We arrived at the Target and I volunteered to be the luggage coordinator, which suited Ally just fine, as she was firmly entrenched in Women’s Wear. I don’t know that Target is exactly the first choice I would have made for procuring suitcases, but I’m all for a one stop shopping gala, particularly when my wife is along. I picked out a stunning ensemble, a roll around case roughly the size of my pickup truck, with several matching siblings stuffed inside of it, a popular outdoor outfitter’s crest emblazoned in faux bronze on the side. It was understated, if something of that sort can be so. I mean, there was this purple affair that I completely passed over.
I rolled the beast back to Ally’s burgeoning shopping cart. “Check this out. And it has more just like it inside! Six pieces! Two of ‘em roll!”
It passed muster, and I had a toy to play with and roll around while my wife strolled leisurely through the entire store, plucking goods from the shelves. Were you ever the kid in the grocery store who ate a whole box of animal cookies, with the handy string handle and the circus style graphics, while Mom did the heavy work? That’s me, with my wife, on shopping expeditions. If I get something to occupy my time while she peruses every retail item in stock, I’m just fine. Otherwise she’d be better off leaving me home. I tend to whine.
After a checkout process where I fully expected the manager to vigorously pump my hand in gratitude for increasing his Target stock value, we loaded the truck for the ride home. My wife, flush with the postpartum of Target, took another look at the luggage tags.
“You did a good job on that. Why, it even has a clothes hanger, and a notions bag, and there’s one that ought to fit your laptop, we could use that as a carry on bag . . .”
“Yep. Got to admit, it beats hell outta those two old bags.” I gave her a glance out of the corner of my eye. “Wonder what ever happened to them?”
“Oh Beth has the red one, she took it when she was in Richmond a few weeks ago, and I told her just to use it for the cruise, and I think Maggie has the other . . . Wait! What to you mean, what happened to them?”

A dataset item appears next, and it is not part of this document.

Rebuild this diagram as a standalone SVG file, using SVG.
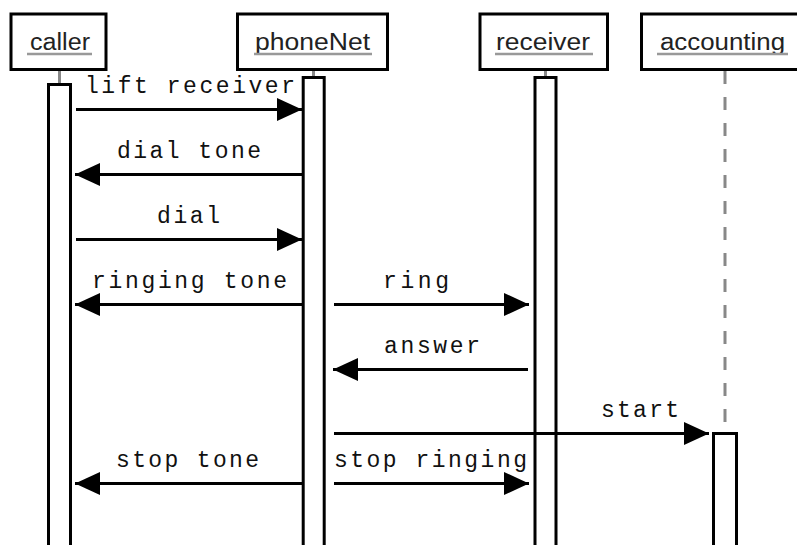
<svg xmlns="http://www.w3.org/2000/svg" width="797" height="545" viewBox="0 0 797 545">
<defs>
<style>
.box{fill:#fff;stroke:#000;stroke-width:3}
.act{fill:#fff;stroke:#000;stroke-width:3}
.title{font-family:"Liberation Sans",Arial,sans-serif;font-size:23px;fill:#222}
.ul{stroke:#999;stroke-width:2.5}
.tick{stroke:#888;stroke-width:3}
.life{stroke:#888;stroke-width:3;stroke-dasharray:13 13}
.msg{stroke:#000;stroke-width:3;fill:none}
.lbl{font-family:"Liberation Mono","Courier New",monospace;font-size:23px;fill:#111}
</style>
<marker id="ah" markerUnits="userSpaceOnUse" markerWidth="26" markerHeight="24" refX="25" refY="12" orient="auto">
<path d="M0,0.5 L25,12 L0,23.5 Z" fill="#000"/>
</marker>
</defs>
<rect width="797" height="545" fill="#fff"/>

<g id="caller">
<rect class="box" x="11" y="14" width="95" height="55.5"/>
<text class="title" x="30" y="50" textLength="60" lengthAdjust="spacingAndGlyphs">caller</text>
<line class="ul" x1="27" y1="54" x2="92" y2="54"/>
<line class="tick" x1="59.5" y1="71" x2="59.5" y2="83"/>
<rect class="act" x="48.5" y="84.5" width="22" height="480"/>
</g>

<g id="phoneNet">
<rect class="box" x="237.5" y="14" width="150" height="55.5"/>
<text class="title" x="255" y="50" textLength="115" lengthAdjust="spacingAndGlyphs">phoneNet</text>
<line class="ul" x1="254" y1="54" x2="372" y2="54"/>
<line class="tick" x1="313.5" y1="71" x2="313.5" y2="76"/>
<rect class="act" x="303.2" y="77.5" width="21" height="480"/>
</g>

<g id="receiver">
<rect class="box" x="480" y="14" width="127.5" height="55.5"/>
<text class="title" x="496" y="50" textLength="94" lengthAdjust="spacingAndGlyphs">receiver</text>
<line class="ul" x1="495" y1="54" x2="593" y2="54"/>
<line class="tick" x1="545.5" y1="71" x2="545.5" y2="76"/>
<rect class="act" x="535" y="77.5" width="21" height="480"/>
</g>

<g id="accounting">
<rect class="box" x="641.5" y="14" width="170" height="55.5"/>
<text class="title" x="660" y="50" textLength="125" lengthAdjust="spacingAndGlyphs">accounting</text>
<line class="ul" x1="657" y1="54" x2="788" y2="54"/>
<line class="life" x1="725" y1="71" x2="725" y2="425"/>
<rect class="act" x="713.5" y="433.5" width="23" height="130"/>
</g>

<g id="connectors">
<line class="msg" x1="76" y1="109.5" x2="302" y2="109.5" marker-end="url(#ah)"/>
<text class="lbl" x="85" y="93" textLength="210" lengthAdjust="spacing">lift receiver</text>

<line class="msg" x1="302" y1="174.5" x2="75" y2="174.5" marker-end="url(#ah)"/>
<text class="lbl" x="117" y="158" textLength="144" lengthAdjust="spacing">dial tone</text>

<line class="msg" x1="76" y1="239.5" x2="302" y2="239.5" marker-end="url(#ah)"/>
<text class="lbl" x="157" y="223" textLength="63" lengthAdjust="spacing">dial</text>

<line class="msg" x1="302" y1="304.5" x2="75" y2="304.5" marker-end="url(#ah)"/>
<text class="lbl" x="92" y="288" textLength="195" lengthAdjust="spacing">ringing tone</text>

<line class="msg" x1="334" y1="304.5" x2="529" y2="304.5" marker-end="url(#ah)"/>
<text class="lbl" x="383" y="288" textLength="66" lengthAdjust="spacing">ring</text>

<line class="msg" x1="528" y1="369.5" x2="333" y2="369.5" marker-end="url(#ah)"/>
<text class="lbl" x="384" y="353" textLength="96" lengthAdjust="spacing">answer</text>

<line class="msg" x1="334" y1="433.5" x2="709" y2="433.5" marker-end="url(#ah)"/>
<text class="lbl" x="601" y="417" textLength="78" lengthAdjust="spacing">start</text>

<line class="msg" x1="302" y1="483.5" x2="75" y2="483.5" marker-end="url(#ah)"/>
<text class="lbl" x="116" y="467" textLength="143" lengthAdjust="spacing">stop tone</text>

<line class="msg" x1="334" y1="483.5" x2="529" y2="483.5" marker-end="url(#ah)"/>
<text class="lbl" x="334" y="467" textLength="193" lengthAdjust="spacing">stop ringing</text>
</g>
</svg>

“’Cause I checked under the bed, and they weren’t there, and figured that this was all just a set-up so that you could get rid of old baggage for new stuff. Did I figure right?”
She was silent, but I could feel her looking at me, studying. If a cartoon cloud had formed over her head at that exact moment, I’m pretty sure it would have read: “He’s on to me. That’s rare. Wonder what else he knows?”
I know our bank account just took a licking. I do know that.
But this time next week, I’ll be poolside on a large boat, with several comely wenches fetching fruited drink for me while I study a camera instruction manual, possibly for the 100th time. It is entirely possible that I will be well fed, and rested.
And if the camera is a tool I have to hump around, well, I’ll just have to deal with that, won’t I now?
See you on the flip side. Thanks for reading.